The most valuable investment advice is systematically ignored because it doesn’t generate ongoing fees: buy diversified index funds, minimize taxes, ignore market noise, and fire your advisor.

This advice is free, proven effective, and requires no ongoing professional relationship. It’s also incompatible with the investment advice business model, which requires complexity and ongoing intervention to justify its existence.

The investment advice industry’s primary innovation has been convincing people that simple, effective strategies are somehow inadequate or naive.

The real value extraction

Investment advisors extract value from three sources: your money (through fees), your time (through meetings and reporting), and your decision-making autonomy (through dependency creation).

This value extraction often exceeds any investment performance improvement, creating a net negative relationship that clients maintain because they’ve been convinced that not having an advisor is more dangerous than having an ineffective one.

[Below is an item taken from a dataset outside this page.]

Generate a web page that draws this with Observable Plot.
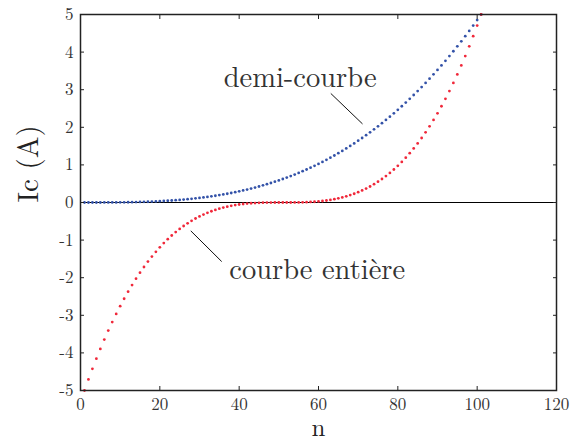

The industry has successfully reframed the absence of professional oversight as irresponsible, regardless of whether that oversight actually improves outcomes.

Systemic implications

The investment advice industry represents a broader pattern in modern economies: the creation of professional intermediaries who extract value from fundamental human uncertainties without resolving those uncertainties.

Just as the college admissions consulting industry monetizes educational anxiety without improving educational outcomes, investment advisors monetize financial anxiety without improving financial outcomes.

These industries serve as value extraction mechanisms disguised as expertise markets.


Investment advice loses because losing is its function. The industry exists to systematically transfer wealth from people who want financial security to people who sell the illusion of providing it.

The most radical act in personal finance isn’t finding better investment advice. It’s recognizing that most investment advice is designed to extract value from your desire for better investment advice.

The house always wins, even when the house is giving you advice about how to beat the house.